Source records
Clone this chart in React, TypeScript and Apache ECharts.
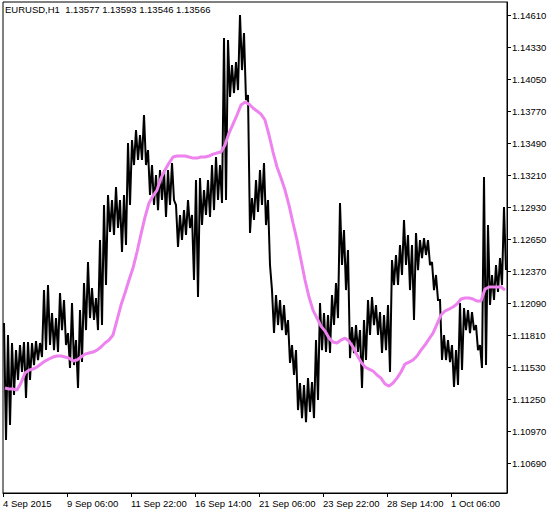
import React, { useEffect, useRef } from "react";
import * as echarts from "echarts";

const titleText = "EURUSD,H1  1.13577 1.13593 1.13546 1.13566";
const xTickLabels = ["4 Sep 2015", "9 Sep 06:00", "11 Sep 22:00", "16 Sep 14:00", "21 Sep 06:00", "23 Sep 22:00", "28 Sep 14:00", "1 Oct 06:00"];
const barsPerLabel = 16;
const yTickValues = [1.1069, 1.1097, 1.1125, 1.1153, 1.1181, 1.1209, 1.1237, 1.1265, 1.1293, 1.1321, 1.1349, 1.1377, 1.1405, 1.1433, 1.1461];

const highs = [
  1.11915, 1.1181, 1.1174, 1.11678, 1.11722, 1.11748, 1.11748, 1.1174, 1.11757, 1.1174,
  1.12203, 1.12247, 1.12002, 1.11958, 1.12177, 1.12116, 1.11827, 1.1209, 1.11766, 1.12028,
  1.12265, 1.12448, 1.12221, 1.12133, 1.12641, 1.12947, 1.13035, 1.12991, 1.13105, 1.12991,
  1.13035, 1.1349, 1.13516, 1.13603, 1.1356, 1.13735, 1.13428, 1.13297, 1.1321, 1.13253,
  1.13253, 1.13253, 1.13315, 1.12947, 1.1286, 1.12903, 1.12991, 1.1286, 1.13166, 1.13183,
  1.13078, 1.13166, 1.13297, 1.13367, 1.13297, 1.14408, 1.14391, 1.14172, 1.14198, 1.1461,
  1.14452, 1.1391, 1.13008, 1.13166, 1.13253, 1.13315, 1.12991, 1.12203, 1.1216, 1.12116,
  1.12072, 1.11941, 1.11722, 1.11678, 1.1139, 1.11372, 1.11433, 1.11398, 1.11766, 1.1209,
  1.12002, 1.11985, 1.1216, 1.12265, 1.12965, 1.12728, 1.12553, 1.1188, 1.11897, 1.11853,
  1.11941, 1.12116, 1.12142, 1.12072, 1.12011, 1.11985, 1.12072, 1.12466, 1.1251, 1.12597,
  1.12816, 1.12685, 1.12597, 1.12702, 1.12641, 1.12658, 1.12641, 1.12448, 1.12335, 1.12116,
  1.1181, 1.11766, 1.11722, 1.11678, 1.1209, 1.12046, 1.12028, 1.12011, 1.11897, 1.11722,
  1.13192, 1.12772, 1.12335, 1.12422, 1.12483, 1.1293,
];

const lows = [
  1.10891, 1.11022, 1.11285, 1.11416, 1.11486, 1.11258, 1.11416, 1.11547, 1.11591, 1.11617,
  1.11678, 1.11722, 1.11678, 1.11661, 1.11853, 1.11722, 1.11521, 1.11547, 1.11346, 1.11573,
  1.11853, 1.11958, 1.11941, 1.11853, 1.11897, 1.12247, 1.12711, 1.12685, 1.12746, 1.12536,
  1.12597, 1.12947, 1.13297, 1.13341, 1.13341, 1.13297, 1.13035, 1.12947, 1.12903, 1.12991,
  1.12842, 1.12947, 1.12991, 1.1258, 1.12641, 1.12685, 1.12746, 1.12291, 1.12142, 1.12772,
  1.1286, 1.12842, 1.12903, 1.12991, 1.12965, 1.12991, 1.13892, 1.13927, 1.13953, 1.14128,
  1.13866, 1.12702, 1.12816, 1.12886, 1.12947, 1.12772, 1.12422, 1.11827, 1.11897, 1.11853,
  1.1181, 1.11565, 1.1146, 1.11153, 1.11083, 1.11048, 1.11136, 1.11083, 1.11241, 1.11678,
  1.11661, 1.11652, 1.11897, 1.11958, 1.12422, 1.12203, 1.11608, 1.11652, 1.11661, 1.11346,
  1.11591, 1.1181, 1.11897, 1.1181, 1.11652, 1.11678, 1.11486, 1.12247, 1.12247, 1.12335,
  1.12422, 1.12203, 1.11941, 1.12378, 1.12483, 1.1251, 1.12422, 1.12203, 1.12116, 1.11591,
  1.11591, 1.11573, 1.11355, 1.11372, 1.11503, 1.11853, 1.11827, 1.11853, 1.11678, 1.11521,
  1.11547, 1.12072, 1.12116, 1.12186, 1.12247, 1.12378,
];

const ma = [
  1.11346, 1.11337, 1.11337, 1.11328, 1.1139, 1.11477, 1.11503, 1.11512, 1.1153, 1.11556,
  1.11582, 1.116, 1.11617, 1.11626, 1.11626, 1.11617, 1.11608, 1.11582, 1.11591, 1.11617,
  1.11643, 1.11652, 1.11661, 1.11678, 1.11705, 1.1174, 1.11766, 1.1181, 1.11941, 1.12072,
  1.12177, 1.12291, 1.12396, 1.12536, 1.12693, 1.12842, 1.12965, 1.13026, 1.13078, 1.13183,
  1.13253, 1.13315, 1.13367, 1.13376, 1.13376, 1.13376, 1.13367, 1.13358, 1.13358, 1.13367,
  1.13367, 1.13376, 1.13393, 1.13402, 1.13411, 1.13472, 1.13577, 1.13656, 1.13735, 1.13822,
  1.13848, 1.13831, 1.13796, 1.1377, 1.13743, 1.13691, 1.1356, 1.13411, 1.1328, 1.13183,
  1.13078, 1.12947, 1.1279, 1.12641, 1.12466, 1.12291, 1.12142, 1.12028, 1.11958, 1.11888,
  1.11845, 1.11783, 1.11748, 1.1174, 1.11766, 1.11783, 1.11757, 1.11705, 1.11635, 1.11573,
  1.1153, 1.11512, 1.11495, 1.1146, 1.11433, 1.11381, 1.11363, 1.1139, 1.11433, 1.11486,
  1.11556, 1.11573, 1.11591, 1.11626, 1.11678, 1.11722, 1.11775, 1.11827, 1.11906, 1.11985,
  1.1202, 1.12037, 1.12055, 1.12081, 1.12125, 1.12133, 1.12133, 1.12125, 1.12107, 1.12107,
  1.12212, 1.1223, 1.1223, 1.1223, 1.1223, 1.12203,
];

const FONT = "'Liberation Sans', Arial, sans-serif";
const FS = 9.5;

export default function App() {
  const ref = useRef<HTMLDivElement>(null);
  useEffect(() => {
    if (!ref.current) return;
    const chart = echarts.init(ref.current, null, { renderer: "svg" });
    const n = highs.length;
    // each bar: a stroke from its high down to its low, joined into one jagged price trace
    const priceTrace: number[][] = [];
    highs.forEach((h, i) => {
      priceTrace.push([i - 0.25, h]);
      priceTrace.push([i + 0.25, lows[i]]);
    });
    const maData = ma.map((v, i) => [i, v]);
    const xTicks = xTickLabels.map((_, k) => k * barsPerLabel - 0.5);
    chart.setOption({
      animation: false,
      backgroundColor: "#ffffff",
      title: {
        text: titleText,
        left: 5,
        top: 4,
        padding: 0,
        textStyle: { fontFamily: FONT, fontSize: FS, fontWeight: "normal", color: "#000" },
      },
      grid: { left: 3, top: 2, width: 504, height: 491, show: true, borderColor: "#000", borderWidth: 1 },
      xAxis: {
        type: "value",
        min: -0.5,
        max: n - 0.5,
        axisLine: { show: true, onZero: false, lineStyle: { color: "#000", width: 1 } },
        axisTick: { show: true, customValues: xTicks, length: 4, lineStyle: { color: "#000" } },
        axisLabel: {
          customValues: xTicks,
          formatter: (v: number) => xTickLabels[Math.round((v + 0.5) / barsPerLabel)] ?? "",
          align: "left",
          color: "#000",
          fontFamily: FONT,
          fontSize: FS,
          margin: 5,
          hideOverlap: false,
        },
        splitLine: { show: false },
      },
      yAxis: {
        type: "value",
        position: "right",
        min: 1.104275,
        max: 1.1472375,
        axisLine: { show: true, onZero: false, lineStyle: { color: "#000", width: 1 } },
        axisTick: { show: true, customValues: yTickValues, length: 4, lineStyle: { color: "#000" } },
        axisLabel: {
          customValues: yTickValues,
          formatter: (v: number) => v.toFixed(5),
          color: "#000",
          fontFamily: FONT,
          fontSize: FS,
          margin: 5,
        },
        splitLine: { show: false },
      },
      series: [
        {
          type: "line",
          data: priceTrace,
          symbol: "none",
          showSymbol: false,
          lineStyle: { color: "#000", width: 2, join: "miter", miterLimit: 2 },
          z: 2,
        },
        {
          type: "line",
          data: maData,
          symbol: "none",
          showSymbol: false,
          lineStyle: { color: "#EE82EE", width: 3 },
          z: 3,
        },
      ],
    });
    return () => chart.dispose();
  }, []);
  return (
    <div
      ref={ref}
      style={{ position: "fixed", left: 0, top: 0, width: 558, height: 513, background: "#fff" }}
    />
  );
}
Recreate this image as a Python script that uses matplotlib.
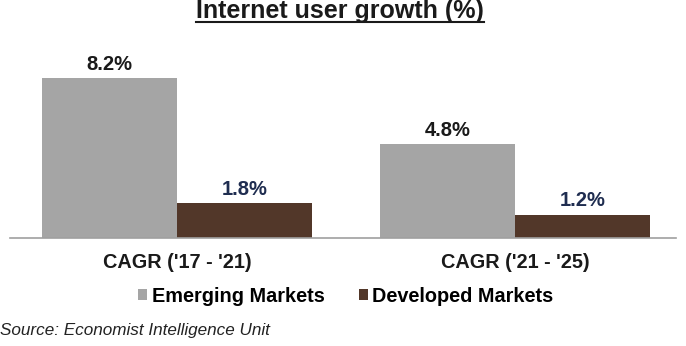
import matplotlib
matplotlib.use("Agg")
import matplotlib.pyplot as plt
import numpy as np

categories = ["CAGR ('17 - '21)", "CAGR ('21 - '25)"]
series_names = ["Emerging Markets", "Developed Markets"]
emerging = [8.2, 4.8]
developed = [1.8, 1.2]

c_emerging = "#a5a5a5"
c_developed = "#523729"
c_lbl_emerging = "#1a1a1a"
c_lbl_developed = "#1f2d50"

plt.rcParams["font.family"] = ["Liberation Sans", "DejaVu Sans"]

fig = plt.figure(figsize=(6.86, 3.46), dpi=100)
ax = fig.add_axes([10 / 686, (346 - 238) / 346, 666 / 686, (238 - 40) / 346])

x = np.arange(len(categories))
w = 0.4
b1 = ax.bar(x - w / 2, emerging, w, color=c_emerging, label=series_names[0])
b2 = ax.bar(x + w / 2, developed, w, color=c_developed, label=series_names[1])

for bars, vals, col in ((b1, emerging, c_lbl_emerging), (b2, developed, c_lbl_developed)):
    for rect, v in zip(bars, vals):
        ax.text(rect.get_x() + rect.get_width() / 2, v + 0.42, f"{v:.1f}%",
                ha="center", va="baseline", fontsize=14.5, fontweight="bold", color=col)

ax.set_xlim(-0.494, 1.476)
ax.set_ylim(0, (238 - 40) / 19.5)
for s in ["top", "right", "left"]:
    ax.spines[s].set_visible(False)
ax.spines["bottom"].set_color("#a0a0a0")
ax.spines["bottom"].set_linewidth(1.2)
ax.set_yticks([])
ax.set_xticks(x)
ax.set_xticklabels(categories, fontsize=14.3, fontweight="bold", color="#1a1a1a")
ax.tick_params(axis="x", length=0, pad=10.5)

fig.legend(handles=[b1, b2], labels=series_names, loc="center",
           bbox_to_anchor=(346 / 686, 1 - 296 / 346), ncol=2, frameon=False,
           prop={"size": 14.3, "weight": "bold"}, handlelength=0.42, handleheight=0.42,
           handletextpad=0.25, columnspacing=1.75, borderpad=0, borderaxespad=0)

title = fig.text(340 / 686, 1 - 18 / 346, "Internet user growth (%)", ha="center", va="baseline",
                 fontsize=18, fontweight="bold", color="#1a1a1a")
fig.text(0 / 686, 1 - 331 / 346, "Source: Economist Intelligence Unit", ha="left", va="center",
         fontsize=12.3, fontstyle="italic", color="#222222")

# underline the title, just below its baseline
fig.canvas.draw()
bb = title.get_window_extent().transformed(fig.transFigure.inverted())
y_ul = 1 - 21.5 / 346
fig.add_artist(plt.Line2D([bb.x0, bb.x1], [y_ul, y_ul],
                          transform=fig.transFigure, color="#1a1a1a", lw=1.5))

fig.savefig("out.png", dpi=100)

Your objective
From the line containing "Recreate this image" to the line containing "developed = [1.8, 1.2]", both lines included, give the text again exactly, without any pictures.

Full solution
Recreate this image as a Python script that uses matplotlib.
import matplotlib
matplotlib.use("Agg")
import matplotlib.pyplot as plt
import numpy as np

categories = ["CAGR ('17 - '21)", "CAGR ('21 - '25)"]
series_names = ["Emerging Markets", "Developed Markets"]
emerging = [8.2, 4.8]
developed = [1.8, 1.2]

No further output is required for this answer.